### JOB
Look through the data below and return each line where "script" appears.

### DATA EXTRACT

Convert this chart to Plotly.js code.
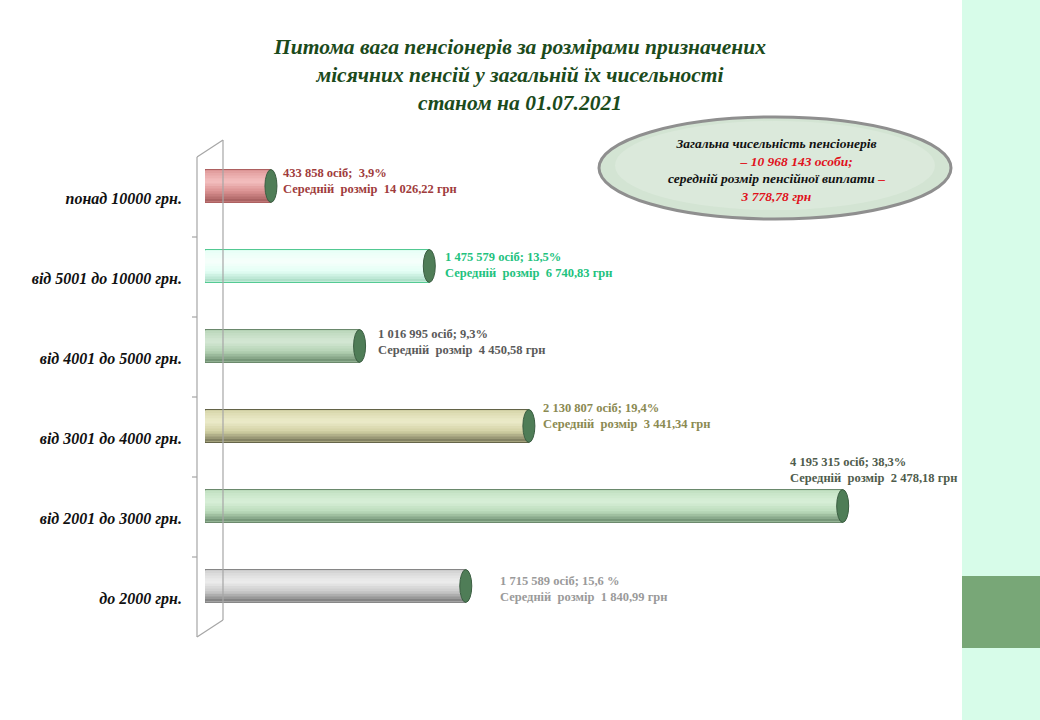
<!DOCTYPE html>
<html>
<head>
<meta charset="utf-8">
<script src="https://cdn.plot.ly/plotly-3.0.1.min.js"></script>
<style>
  html, body { margin: 0; padding: 0; background: #ffffff; }
  #chart { width: 1040px; height: 720px; }
</style>
</head>
<body>
<div id="chart"></div>
<script>
// розподіл пенсіонерів за розміром пенсії, станом на 01.07.2021
const categories = ['до 2000 грн.', 'від 2001 до 3000 грн.', 'від 3001 до 4000 грн.',
                    'від 4001 до 5000 грн.', 'від 5001 до 10000 грн.', 'понад 10000 грн.'];
const persons = [1715589, 4195315, 2130807, 1016995, 1475579, 433858];
const shares = ['15,6 %', '38,3%', '19,4%', '9,3%', '13,5%', ' 3,9%'];
const avgSize = ['1 840,99', '2 478,18', '3 441,34', '4 450,58', '6 740,83', '14 026,22'];
const totalPersons = '10 968 143';
const totalAvg = '3 778,78';

// кольори циліндрів
const barColors   = ['#cbcbcb', '#bcdcbc', '#d2d1a4', '#b5d3b5', '#e4fff5', '#da9191'];
const edgeColors  = ['#7c7c7c', '#5e7e60', '#55553a', '#5e7e60', '#42c487', '#a65656'];
const lightColors = ['#eeeeee', '#d8f0d8', '#ecebca', '#d4e8d4', '#f6fffb', '#f4c0c0'];
const darkColors  = ['#7a7a7a', '#6d8d6f', '#77765a', '#6d8d6f', '#a8dcc4', '#a35c5c'];
const labelColors = ['#9a9a9a', '#4f5c4c', '#8b8a52', '#5a5a5a', '#22c27e', '#a03c3c'];

// позиції підписів (пікселі від кінця стовпця)
const lblDx = [32, -55, 12, 16, 14, 10];
const lblDy = [-3, 36, 10, 4, 1, 5];

const L = 205, T = 146, W = 757, H = 480;   // область побудови
const pxPerUnit = 152 / 1e6;
const xMax = W / pxPerUnit;
const capHalf = 6 / pxPerUnit;
const halfBar = 0.205;
const serif = 'Liberation Serif, Times New Roman, serif';

function fmt(n) {
  return String(n).replace(/\B(?=(\d{3})+(?!\d))/g, ' ');
}
function px(x) { return (x - L) / W; }
function py(y) { return (T + H - y) / H; }
function hex2rgb(h) { return [1, 3, 5].map(k => parseInt(h.substr(k, 2), 16)); }
function mix(a, b, t) {
  const A = hex2rgb(a), B = hex2rgb(b);
  return 'rgb(' + A.map((v, k) => Math.round(v + (B[k] - v) * t)).join(',') + ')';
}

const idx = categories.map((c, i) => i);

const traces = [
  { type: 'bar', orientation: 'h', y: idx, x: persons, width: 2 * halfBar,
    marker: { color: barColors, line: { color: edgeColors, width: 1 } } }
];

// тіньові смуги циліндра (знизу вгору), з перекриттям
const bands = 12;
const bandH = (2 * halfBar - 0.02) / bands;
for (let b = 0; b < bands; b++) {
  const t = (b + 0.5) / bands;
  let cols;
  if (t < 0.65) {
    const s = t / 0.65;
    cols = barColors.map((c, i) => s < 0.5 ? mix(darkColors[i], c, s * 2) : mix(c, lightColors[i], (s - 0.5) * 2));
  } else {
    const s = (t - 0.65) / 0.35;
    cols = barColors.map((c, i) => mix(lightColors[i], c, s * 0.8));
  }
  const h = b < bands - 1 ? bandH * 1.6 : bandH;
  traces.push({ type: 'bar', orientation: 'h', y: idx, x: persons, width: h,
    offset: -halfBar + 0.01 + b * bandH,
    marker: { color: cols, line: { width: 0 } } });
}

const shapes = [];
// права панель
shapes.push({ type: 'rect', xref: 'paper', yref: 'paper', x0: px(962), x1: px(1040), y0: py(720), y1: py(0),
  fillcolor: '#d7fce9', line: { width: 0 }, layer: 'below' });
shapes.push({ type: 'rect', xref: 'paper', yref: 'paper', x0: px(962), x1: px(1040), y0: py(648), y1: py(576),
  fillcolor: '#78a777', line: { width: 0 }, layer: 'below' });

// 3D рамка осі
const axisLine = { color: '#a6a6a6', width: 1.2 };
shapes.push({ type: 'line', xref: 'paper', yref: 'paper', x0: px(197), x1: px(197), y0: py(157), y1: py(637), line: axisLine });
shapes.push({ type: 'line', xref: 'paper', yref: 'paper', x0: px(197), x1: px(223), y0: py(157), y1: py(140), line: axisLine });
shapes.push({ type: 'line', xref: 'paper', yref: 'paper', x0: px(197), x1: px(223), y0: py(637), y1: py(620), line: axisLine });
shapes.push({ type: 'line', xref: 'paper', yref: 'paper', x0: px(223), x1: px(223), y0: py(140), y1: py(620), line: axisLine });
for (let k = 1; k < categories.length; k++) {
  const yy = 157 + k * 80;
  shapes.push({ type: 'line', xref: 'paper', yref: 'paper', x0: px(192), x1: px(197), y0: py(yy), y1: py(yy), line: axisLine });
}

// торці циліндрів
persons.forEach((v, i) => {
  shapes.push({ type: 'circle', xref: 'x', yref: 'y', x0: v - capHalf, x1: v + capHalf,
    y0: i - halfBar, y1: i + halfBar, fillcolor: '#4f7d57', line: { color: '#3b5e42', width: 1 } });
});

// овал з підсумками
shapes.push({ type: 'circle', xref: 'paper', yref: 'paper', x0: px(599), x1: px(951), y0: py(219), y1: py(117),
  fillcolor: '#d3e4d3', line: { color: '#8f8f8f', width: 3 } });
shapes.push({ type: 'circle', xref: 'paper', yref: 'paper', x0: px(615), x1: px(935), y0: py(210), y1: py(121),
  fillcolor: '#dbe9db', line: { width: 0 } });

const annotations = persons.map((v, i) => ({
  xref: 'x', yref: 'y', x: v, y: i, xanchor: 'left', yanchor: 'middle',
  xshift: lblDx[i], yshift: lblDy[i], showarrow: false, align: 'left',
  text: fmt(v) + ' осіб; ' + shares[i].replace(/^ /, '&nbsp;') + '<br>Середній&nbsp; розмір&nbsp; ' + avgSize[i] + ' грн',
  font: { family: serif, size: 12.5, weight: 'bold', color: labelColors[i] }
}));

annotations.push({
  xref: 'paper', yref: 'paper', x: px(776), y: py(170), xanchor: 'center', yanchor: 'middle',
  showarrow: false, align: 'center',
  text: 'Загальна чисельність пенсіонерів<br>' +
        '&nbsp;&nbsp;&nbsp;&nbsp;&nbsp;&nbsp;&nbsp;&nbsp;&nbsp;&nbsp;&nbsp;&nbsp;<span style="color:#e0121b">– ' + totalPersons + ' особи;</span><br>' +
        'середній розмір пенсійної виплати <span style="color:#e0121b">–</span><br>' +
        '<span style="color:#e0121b">' + totalAvg + ' грн</span>',
  font: { family: serif, size: 13.5, weight: 'bold', style: 'italic', color: '#111111' }
});

const layout = {
  width: 1040, height: 720,
  margin: { l: L, r: 1040 - L - W, t: T, b: 720 - T - H },
  paper_bgcolor: '#ffffff', plot_bgcolor: 'rgba(0,0,0,0)',
  showlegend: false, hovermode: false, barmode: 'overlay',
  title: {
    text: 'Питома вага пенсіонерів за розмірами призначених<br>місячних пенсій у загальній їх чисельності<br>станом на 01.07.2021',
    x: 0.5, xanchor: 'center', y: 0.925, yanchor: 'top',
    font: { family: serif, size: 21.5, weight: 'bold', style: 'italic', color: '#1b4a1b' }
  },
  xaxis: { range: [0, xMax], showticklabels: false, showgrid: false, zeroline: false, showline: false, ticks: '' },
  yaxis: {
    range: [-0.5, categories.length - 0.5], tickmode: 'array', tickvals: idx, ticktext: categories,
    showgrid: false, zeroline: false, showline: false, ticks: '',
    ticklabelstandoff: 22, ticklabelshift: 12,
    tickfont: { family: serif, size: 16, weight: 'bold', style: 'italic', color: '#111111' }
  },
  shapes: shapes,
  annotations: annotations
};

Plotly.newPlot('chart', traces, layout, { staticPlot: true });
</script>
</body>
</html>
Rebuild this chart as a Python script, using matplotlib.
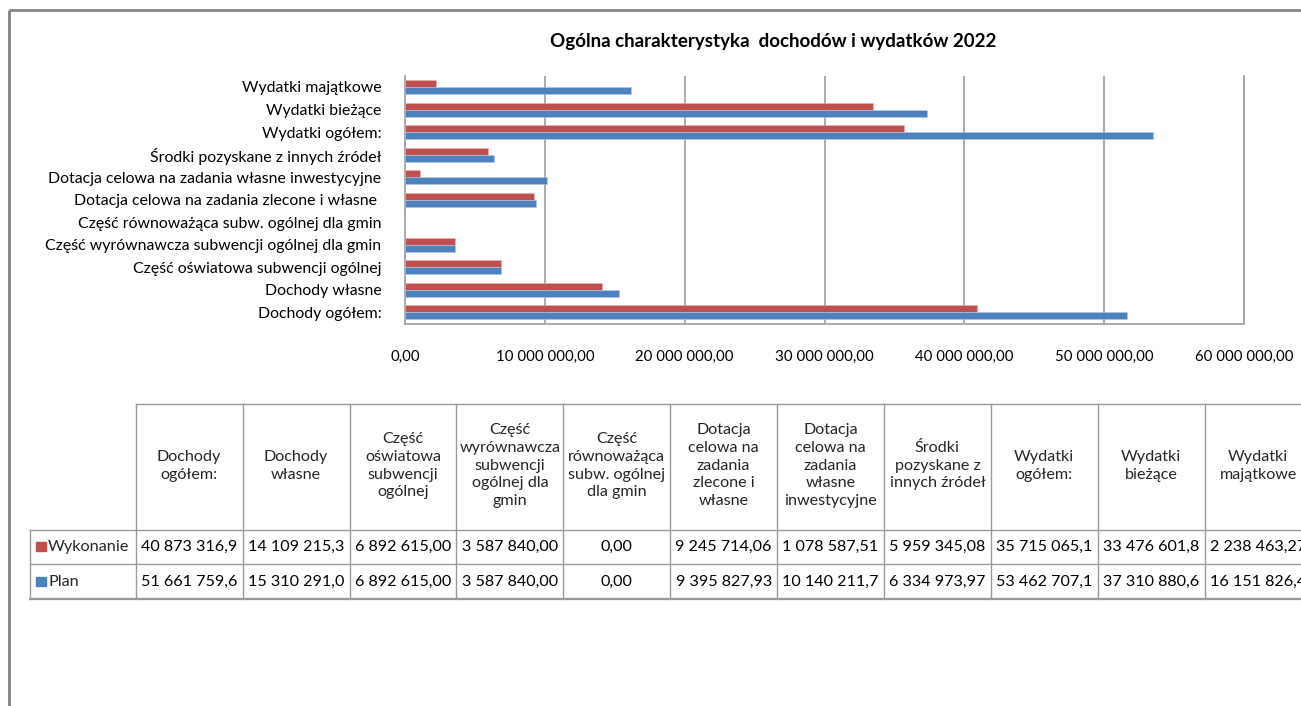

### COMPLETED TASK
<script src="https://cdn.plot.ly/plotly-3.0.1.min.js"></script>
<script>
</script>
Rebuild this chart as a Python script, using matplotlib.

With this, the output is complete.